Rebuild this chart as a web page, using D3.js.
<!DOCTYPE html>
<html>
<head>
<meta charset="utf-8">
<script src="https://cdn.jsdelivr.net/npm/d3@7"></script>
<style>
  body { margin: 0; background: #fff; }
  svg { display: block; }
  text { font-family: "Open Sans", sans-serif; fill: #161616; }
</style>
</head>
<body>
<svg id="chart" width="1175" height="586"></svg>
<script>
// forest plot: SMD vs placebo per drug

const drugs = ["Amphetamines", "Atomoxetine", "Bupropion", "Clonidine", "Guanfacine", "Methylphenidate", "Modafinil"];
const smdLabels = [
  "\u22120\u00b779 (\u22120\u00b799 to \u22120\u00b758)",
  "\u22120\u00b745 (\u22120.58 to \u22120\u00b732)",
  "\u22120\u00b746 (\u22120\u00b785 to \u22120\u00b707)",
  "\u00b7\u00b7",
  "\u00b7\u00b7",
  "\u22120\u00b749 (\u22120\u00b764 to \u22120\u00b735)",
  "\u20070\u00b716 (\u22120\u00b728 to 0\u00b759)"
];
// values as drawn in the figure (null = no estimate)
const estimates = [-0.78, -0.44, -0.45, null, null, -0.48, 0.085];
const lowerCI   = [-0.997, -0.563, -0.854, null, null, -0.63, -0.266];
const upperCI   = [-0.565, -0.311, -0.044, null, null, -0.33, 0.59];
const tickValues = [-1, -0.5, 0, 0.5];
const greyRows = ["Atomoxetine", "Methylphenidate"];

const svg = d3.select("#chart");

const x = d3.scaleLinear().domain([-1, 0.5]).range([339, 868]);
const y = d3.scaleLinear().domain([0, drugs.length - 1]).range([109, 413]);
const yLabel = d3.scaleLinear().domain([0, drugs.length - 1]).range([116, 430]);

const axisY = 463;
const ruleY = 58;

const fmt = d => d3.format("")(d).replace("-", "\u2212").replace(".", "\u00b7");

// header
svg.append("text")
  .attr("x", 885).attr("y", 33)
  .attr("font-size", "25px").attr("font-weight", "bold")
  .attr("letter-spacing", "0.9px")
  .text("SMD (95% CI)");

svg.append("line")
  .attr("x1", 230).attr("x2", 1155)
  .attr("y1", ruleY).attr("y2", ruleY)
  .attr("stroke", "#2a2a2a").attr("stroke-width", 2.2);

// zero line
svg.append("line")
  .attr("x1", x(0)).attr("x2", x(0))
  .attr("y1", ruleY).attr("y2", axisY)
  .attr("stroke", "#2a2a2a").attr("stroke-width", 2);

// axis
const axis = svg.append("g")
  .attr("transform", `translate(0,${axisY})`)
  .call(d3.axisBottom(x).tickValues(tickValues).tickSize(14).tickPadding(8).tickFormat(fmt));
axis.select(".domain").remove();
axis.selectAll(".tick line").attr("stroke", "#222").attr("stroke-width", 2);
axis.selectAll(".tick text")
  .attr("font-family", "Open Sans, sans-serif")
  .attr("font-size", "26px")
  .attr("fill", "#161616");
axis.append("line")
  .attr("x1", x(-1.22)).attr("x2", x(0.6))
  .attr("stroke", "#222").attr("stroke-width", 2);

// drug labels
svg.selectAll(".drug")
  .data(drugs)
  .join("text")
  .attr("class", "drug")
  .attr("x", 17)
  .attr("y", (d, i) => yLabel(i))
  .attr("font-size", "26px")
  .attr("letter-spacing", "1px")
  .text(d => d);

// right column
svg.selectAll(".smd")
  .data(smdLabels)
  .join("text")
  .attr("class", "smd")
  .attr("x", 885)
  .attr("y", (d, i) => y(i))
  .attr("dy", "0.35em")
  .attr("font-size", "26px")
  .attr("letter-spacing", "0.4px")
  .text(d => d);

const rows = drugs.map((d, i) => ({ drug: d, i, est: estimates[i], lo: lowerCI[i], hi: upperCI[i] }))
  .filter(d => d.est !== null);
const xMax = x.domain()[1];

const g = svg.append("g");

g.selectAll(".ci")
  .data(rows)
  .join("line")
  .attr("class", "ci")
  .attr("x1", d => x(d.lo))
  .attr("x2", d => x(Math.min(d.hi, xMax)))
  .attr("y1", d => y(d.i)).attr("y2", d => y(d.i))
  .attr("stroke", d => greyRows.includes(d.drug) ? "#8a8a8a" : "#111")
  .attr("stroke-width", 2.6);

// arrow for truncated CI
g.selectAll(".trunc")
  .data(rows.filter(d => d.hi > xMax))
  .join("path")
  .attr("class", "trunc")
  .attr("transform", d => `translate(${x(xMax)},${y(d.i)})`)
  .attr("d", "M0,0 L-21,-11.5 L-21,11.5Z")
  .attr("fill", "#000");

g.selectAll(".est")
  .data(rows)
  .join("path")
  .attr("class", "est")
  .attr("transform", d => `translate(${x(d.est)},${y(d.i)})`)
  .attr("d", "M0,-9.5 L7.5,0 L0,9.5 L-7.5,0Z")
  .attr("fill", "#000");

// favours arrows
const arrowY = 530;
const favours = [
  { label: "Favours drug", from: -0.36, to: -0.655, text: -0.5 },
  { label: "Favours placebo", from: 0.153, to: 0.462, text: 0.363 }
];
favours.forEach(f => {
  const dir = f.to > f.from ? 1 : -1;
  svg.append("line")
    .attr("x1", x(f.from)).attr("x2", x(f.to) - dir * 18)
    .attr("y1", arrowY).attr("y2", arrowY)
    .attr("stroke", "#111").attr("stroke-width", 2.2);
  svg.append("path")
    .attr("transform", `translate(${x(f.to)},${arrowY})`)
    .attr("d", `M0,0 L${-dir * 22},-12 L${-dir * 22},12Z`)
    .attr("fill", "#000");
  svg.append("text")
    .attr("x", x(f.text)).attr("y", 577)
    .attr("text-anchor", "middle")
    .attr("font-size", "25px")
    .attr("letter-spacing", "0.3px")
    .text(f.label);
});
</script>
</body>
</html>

━━━━━━━━━━━━━━━━━━━━

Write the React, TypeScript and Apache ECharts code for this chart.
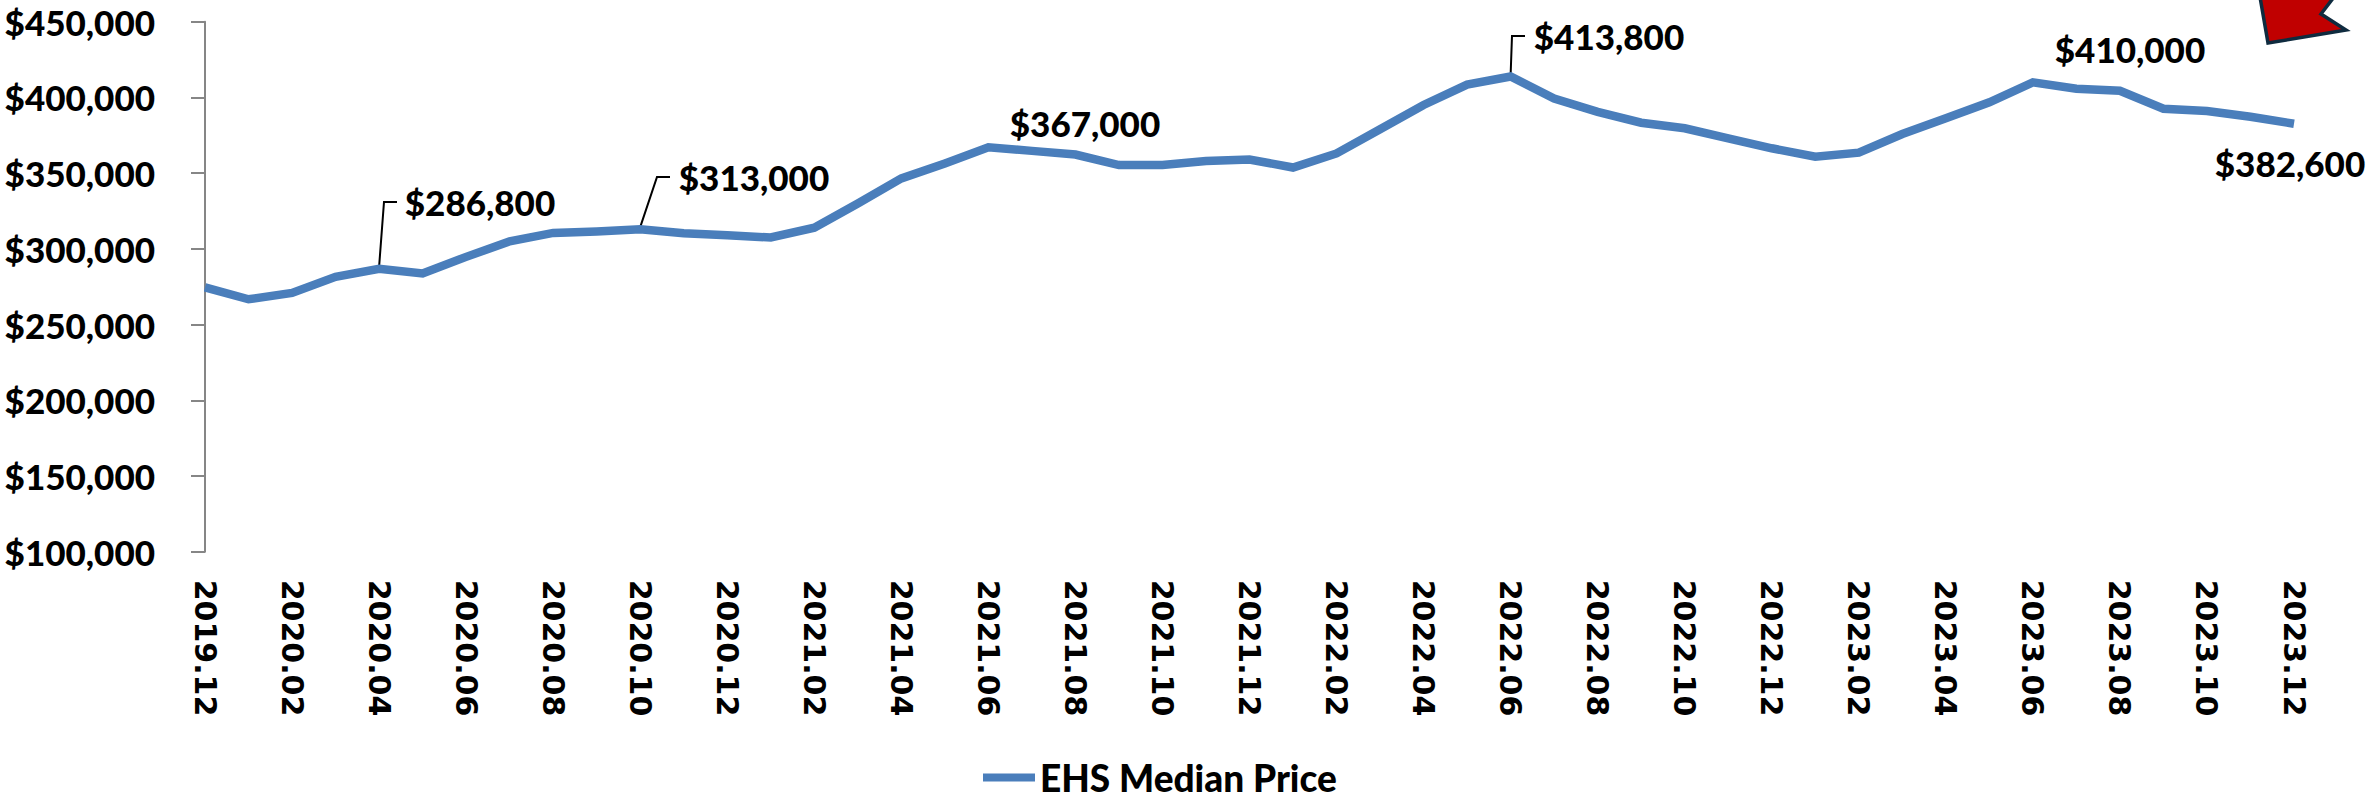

━━━━━━━━━━━━━━━━━━━━

Set exercise
Isolate the lines above that contain the word "chart" and copy them.

Exercise solution
Rebuild this chart as a web page, using D3.js.
<svg id="chart" width="1175" height="586"></svg>
const svg = d3.select("#chart");
Write the React, TypeScript and Apache ECharts code for this chart.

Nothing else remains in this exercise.